While some experts dispute the Gallup poll's results, Obama nonetheless has picked up on the uneasy feeling that many Americans still have toward abortion, even if they agree with its legality.

Abortion, says Obama, is not just about a woman's freedom to choose. It is also a moral and ethical issue that affects women, their families, and society. (He didn't mention the effect of abortion on the foetus.) He has also called for a "conscience clause" in contracts for healthcare workers who don't want to participate in abortions; such a step would also need to protect the abortion right.

In a speech this week at the University of Notre Dame, Obama said the key role for government on this issue is to help women avoid an unwanted pregnancy. For both sides to find common ground on even that aim would not mean they must give up their positions on abortion's legality. In fact, the president said, the opposing views on defining the point at which human life begins are "irreconcilable" (and, as he put it last year, that issue is "above my pay grade").

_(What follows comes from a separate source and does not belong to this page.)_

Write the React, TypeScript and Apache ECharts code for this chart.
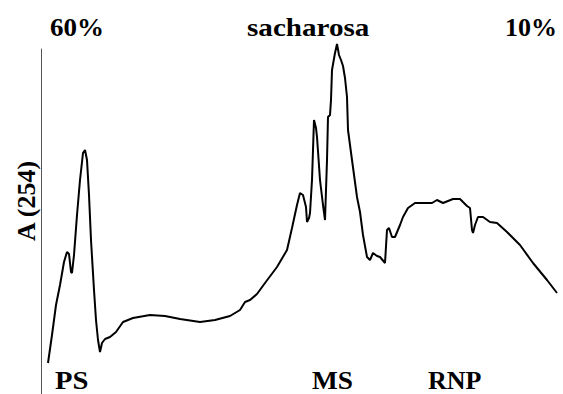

The president offered an alternative way to deal with the abortion issue in his Notre Dame talk:

"When we open up our hearts and our minds to those who may not think precisely like we do or believe precisely what we believe, that's when we discover at least the possibility of common ground. That's when we begin to say, 'Maybe we won't agree on abortion, but we can still agree that this heart-wrenching decision for any woman is not made casually. It has both moral and spiritual dimensions.'"

It may be overly ambitious to assume government can greatly reduce the number of unwanted pregnancies and then also help the remainder of those women put their child up for adoption.

But if anyone has the skills for reconciliation and the passion of hope to do so, it is this president.

Obama just might do the impossible for American politics.